-- Begin --

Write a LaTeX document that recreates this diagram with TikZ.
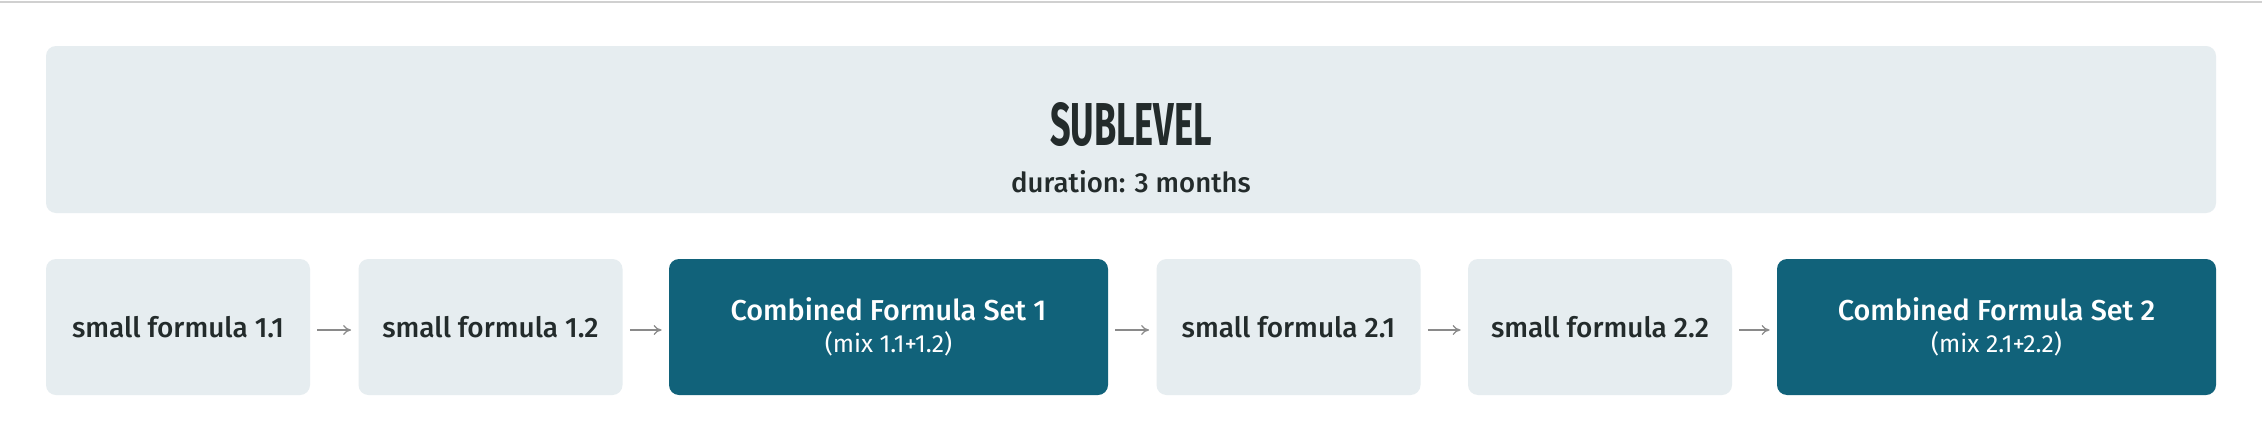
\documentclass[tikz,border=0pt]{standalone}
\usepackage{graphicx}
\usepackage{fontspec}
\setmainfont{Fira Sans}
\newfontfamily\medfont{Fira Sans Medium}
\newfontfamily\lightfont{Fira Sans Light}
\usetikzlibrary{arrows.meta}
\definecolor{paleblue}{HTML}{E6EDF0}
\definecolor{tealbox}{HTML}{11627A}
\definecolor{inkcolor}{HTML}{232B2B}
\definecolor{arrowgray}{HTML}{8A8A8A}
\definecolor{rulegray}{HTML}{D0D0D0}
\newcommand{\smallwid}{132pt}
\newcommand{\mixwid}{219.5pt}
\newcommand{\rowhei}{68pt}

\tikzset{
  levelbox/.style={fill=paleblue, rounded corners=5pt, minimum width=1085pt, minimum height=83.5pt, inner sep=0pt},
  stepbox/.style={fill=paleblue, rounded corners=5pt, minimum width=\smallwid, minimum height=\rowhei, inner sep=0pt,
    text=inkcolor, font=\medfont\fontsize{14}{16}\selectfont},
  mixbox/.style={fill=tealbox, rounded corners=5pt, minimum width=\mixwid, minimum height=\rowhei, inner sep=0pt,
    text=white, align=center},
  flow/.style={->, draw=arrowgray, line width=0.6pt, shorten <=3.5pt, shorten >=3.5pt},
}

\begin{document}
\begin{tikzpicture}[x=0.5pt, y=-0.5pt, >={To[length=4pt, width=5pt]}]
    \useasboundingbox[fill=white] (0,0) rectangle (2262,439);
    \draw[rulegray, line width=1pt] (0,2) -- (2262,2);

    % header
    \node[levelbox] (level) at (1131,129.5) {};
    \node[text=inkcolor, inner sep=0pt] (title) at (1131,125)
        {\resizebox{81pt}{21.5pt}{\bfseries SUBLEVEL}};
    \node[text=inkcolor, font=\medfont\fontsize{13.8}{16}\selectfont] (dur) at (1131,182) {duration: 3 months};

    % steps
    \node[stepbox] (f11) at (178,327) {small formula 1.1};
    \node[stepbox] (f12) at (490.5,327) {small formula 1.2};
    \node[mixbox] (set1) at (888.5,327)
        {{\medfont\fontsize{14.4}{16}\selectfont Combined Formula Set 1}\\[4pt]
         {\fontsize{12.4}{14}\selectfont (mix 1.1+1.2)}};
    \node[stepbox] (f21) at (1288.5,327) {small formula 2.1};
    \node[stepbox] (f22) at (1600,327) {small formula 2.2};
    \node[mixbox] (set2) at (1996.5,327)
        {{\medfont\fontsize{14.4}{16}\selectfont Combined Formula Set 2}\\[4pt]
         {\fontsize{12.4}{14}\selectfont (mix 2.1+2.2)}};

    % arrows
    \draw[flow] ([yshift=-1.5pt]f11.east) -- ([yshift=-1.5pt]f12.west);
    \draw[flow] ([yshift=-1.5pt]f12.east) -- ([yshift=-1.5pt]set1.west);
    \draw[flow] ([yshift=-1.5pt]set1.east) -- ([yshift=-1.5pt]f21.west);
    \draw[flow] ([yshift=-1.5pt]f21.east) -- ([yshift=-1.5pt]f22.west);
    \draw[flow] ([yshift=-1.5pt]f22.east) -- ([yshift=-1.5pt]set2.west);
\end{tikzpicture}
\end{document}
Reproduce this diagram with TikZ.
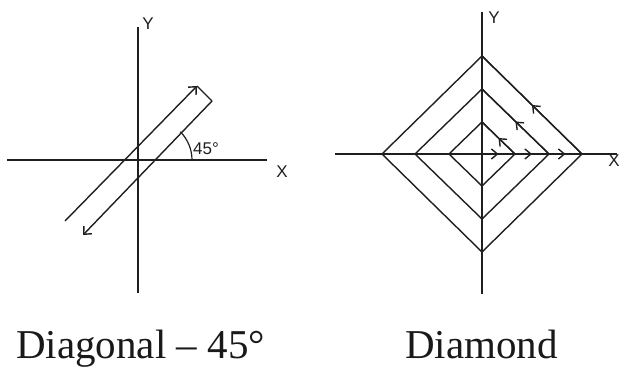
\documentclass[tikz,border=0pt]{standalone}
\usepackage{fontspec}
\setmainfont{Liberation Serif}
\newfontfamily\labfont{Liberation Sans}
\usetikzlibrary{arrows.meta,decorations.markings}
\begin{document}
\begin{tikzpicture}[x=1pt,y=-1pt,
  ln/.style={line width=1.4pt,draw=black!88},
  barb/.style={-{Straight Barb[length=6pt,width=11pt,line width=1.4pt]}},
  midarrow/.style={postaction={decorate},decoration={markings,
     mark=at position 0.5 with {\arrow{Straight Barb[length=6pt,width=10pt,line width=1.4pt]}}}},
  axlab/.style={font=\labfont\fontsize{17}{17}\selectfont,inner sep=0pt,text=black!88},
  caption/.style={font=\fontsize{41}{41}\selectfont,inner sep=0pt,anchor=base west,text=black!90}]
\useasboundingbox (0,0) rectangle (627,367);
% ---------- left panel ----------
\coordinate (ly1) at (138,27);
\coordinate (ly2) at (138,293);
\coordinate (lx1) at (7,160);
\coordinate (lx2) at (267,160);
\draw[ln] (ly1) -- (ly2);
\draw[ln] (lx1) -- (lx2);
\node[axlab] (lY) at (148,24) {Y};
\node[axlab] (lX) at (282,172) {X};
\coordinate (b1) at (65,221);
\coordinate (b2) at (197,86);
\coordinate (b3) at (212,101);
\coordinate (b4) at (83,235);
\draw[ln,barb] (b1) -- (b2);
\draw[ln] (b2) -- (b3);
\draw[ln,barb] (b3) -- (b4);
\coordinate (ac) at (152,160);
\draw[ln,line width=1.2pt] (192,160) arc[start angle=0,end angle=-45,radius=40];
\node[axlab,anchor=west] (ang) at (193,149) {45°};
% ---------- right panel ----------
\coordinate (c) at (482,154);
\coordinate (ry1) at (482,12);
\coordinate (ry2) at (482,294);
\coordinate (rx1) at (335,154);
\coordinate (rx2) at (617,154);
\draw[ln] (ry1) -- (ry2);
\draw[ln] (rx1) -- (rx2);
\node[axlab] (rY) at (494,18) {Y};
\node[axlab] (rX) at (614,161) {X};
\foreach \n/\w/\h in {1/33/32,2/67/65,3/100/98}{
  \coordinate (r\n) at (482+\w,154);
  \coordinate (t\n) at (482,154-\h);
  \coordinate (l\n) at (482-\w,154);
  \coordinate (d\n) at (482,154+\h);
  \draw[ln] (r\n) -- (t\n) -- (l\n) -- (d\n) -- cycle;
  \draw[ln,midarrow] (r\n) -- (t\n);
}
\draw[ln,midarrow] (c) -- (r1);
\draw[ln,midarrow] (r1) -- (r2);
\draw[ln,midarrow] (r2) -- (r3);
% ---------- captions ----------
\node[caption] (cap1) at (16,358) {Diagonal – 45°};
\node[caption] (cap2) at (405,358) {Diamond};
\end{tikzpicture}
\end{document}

-- End --

> _Exercise task_
Replicate the material above verbatim; images stay out of the copy.

> _Solution to the exercise_
Write a LaTeX document that recreates this diagram with TikZ.
\documentclass[tikz,border=0pt]{standalone}
\usepackage{graphicx}
\usepackage{fontspec}
\setmainfont{Fira Sans}
\newfontfamily\medfont{Fira Sans Medium}
\newfontfamily\lightfont{Fira Sans Light}
\usetikzlibrary{arrows.meta}
\definecolor{paleblue}{HTML}{E6EDF0}
\definecolor{tealbox}{HTML}{11627A}
\definecolor{inkcolor}{HTML}{232B2B}
\definecolor{arrowgray}{HTML}{8A8A8A}
\definecolor{rulegray}{HTML}{D0D0D0}
\newcommand{\smallwid}{132pt}
\newcommand{\mixwid}{219.5pt}
\newcommand{\rowhei}{68pt}

\tikzset{
  levelbox/.style={fill=paleblue, rounded corners=5pt, minimum width=1085pt, minimum height=83.5pt, inner sep=0pt},
  stepbox/.style={fill=paleblue, rounded corners=5pt, minimum width=\smallwid, minimum height=\rowhei, inner sep=0pt,
    text=inkcolor, font=\medfont\fontsize{14}{16}\selectfont},
  mixbox/.style={fill=tealbox, rounded corners=5pt, minimum width=\mixwid, minimum height=\rowhei, inner sep=0pt,
    text=white, align=center},
  flow/.style={->, draw=arrowgray, line width=0.6pt, shorten <=3.5pt, shorten >=3.5pt},
}

\begin{document}
\begin{tikzpicture}[x=0.5pt, y=-0.5pt, >={To[length=4pt, width=5pt]}]
    \useasboundingbox[fill=white] (0,0) rectangle (2262,439);
    \draw[rulegray, line width=1pt] (0,2) -- (2262,2);

    % header
    \node[levelbox] (level) at (1131,129.5) {};
    \node[text=inkcolor, inner sep=0pt] (title) at (1131,125)
        {\resizebox{81pt}{21.5pt}{\bfseries SUBLEVEL}};
    \node[text=inkcolor, font=\medfont\fontsize{13.8}{16}\selectfont] (dur) at (1131,182) {duration: 3 months};

    % steps
    \node[stepbox] (f11) at (178,327) {small formula 1.1};
    \node[stepbox] (f12) at (490.5,327) {small formula 1.2};
    \node[mixbox] (set1) at (888.5,327)
        {{\medfont\fontsize{14.4}{16}\selectfont Combined Formula Set 1}\\[4pt]
         {\fontsize{12.4}{14}\selectfont (mix 1.1+1.2)}};
    \node[stepbox] (f21) at (1288.5,327) {small formula 2.1};
    \node[stepbox] (f22) at (1600,327) {small formula 2.2};
    \node[mixbox] (set2) at (1996.5,327)
        {{\medfont\fontsize{14.4}{16}\selectfont Combined Formula Set 2}\\[4pt]
         {\fontsize{12.4}{14}\selectfont (mix 2.1+2.2)}};

    % arrows
    \draw[flow] ([yshift=-1.5pt]f11.east) -- ([yshift=-1.5pt]f12.west);
    \draw[flow] ([yshift=-1.5pt]f12.east) -- ([yshift=-1.5pt]set1.west);
    \draw[flow] ([yshift=-1.5pt]set1.east) -- ([yshift=-1.5pt]f21.west);
    \draw[flow] ([yshift=-1.5pt]f21.east) -- ([yshift=-1.5pt]f22.west);
    \draw[flow] ([yshift=-1.5pt]f22.east) -- ([yshift=-1.5pt]set2.west);
\end{tikzpicture}
\end{document}
Reproduce this diagram with TikZ.
\documentclass[tikz,border=0pt]{standalone}
\usepackage{fontspec}
\setmainfont{Liberation Serif}
\newfontfamily\labfont{Liberation Sans}
\usetikzlibrary{arrows.meta,decorations.markings}
\begin{document}
\begin{tikzpicture}[x=1pt,y=-1pt,
  ln/.style={line width=1.4pt,draw=black!88},
  barb/.style={-{Straight Barb[length=6pt,width=11pt,line width=1.4pt]}},
  midarrow/.style={postaction={decorate},decoration={markings,
     mark=at position 0.5 with {\arrow{Straight Barb[length=6pt,width=10pt,line width=1.4pt]}}}},
  axlab/.style={font=\labfont\fontsize{17}{17}\selectfont,inner sep=0pt,text=black!88},
  caption/.style={font=\fontsize{41}{41}\selectfont,inner sep=0pt,anchor=base west,text=black!90}]
\useasboundingbox (0,0) rectangle (627,367);
% ---------- left panel ----------
\coordinate (ly1) at (138,27);
\coordinate (ly2) at (138,293);
\coordinate (lx1) at (7,160);
\coordinate (lx2) at (267,160);
\draw[ln] (ly1) -- (ly2);
\draw[ln] (lx1) -- (lx2);
\node[axlab] (lY) at (148,24) {Y};
\node[axlab] (lX) at (282,172) {X};
\coordinate (b1) at (65,221);
\coordinate (b2) at (197,86);
\coordinate (b3) at (212,101);
\coordinate (b4) at (83,235);
\draw[ln,barb] (b1) -- (b2);
\draw[ln] (b2) -- (b3);
\draw[ln,barb] (b3) -- (b4);
\coordinate (ac) at (152,160);
\draw[ln,line width=1.2pt] (192,160) arc[start angle=0,end angle=-45,radius=40];
\node[axlab,anchor=west] (ang) at (193,149) {45°};
% ---------- right panel ----------
\coordinate (c) at (482,154);
\coordinate (ry1) at (482,12);
\coordinate (ry2) at (482,294);
\coordinate (rx1) at (335,154);
\coordinate (rx2) at (617,154);
\draw[ln] (ry1) -- (ry2);
\draw[ln] (rx1) -- (rx2);
\node[axlab] (rY) at (494,18) {Y};
\node[axlab] (rX) at (614,161) {X};
\foreach \n/\w/\h in {1/33/32,2/67/65,3/100/98}{
  \coordinate (r\n) at (482+\w,154);
  \coordinate (t\n) at (482,154-\h);
  \coordinate (l\n) at (482-\w,154);
  \coordinate (d\n) at (482,154+\h);
  \draw[ln] (r\n) -- (t\n) -- (l\n) -- (d\n) -- cycle;
  \draw[ln,midarrow] (r\n) -- (t\n);
}
\draw[ln,midarrow] (c) -- (r1);
\draw[ln,midarrow] (r1) -- (r2);
\draw[ln,midarrow] (r2) -- (r3);
% ---------- captions ----------
\node[caption] (cap1) at (16,358) {Diagonal – 45°};
\node[caption] (cap2) at (405,358) {Diamond};
\end{tikzpicture}
\end{document}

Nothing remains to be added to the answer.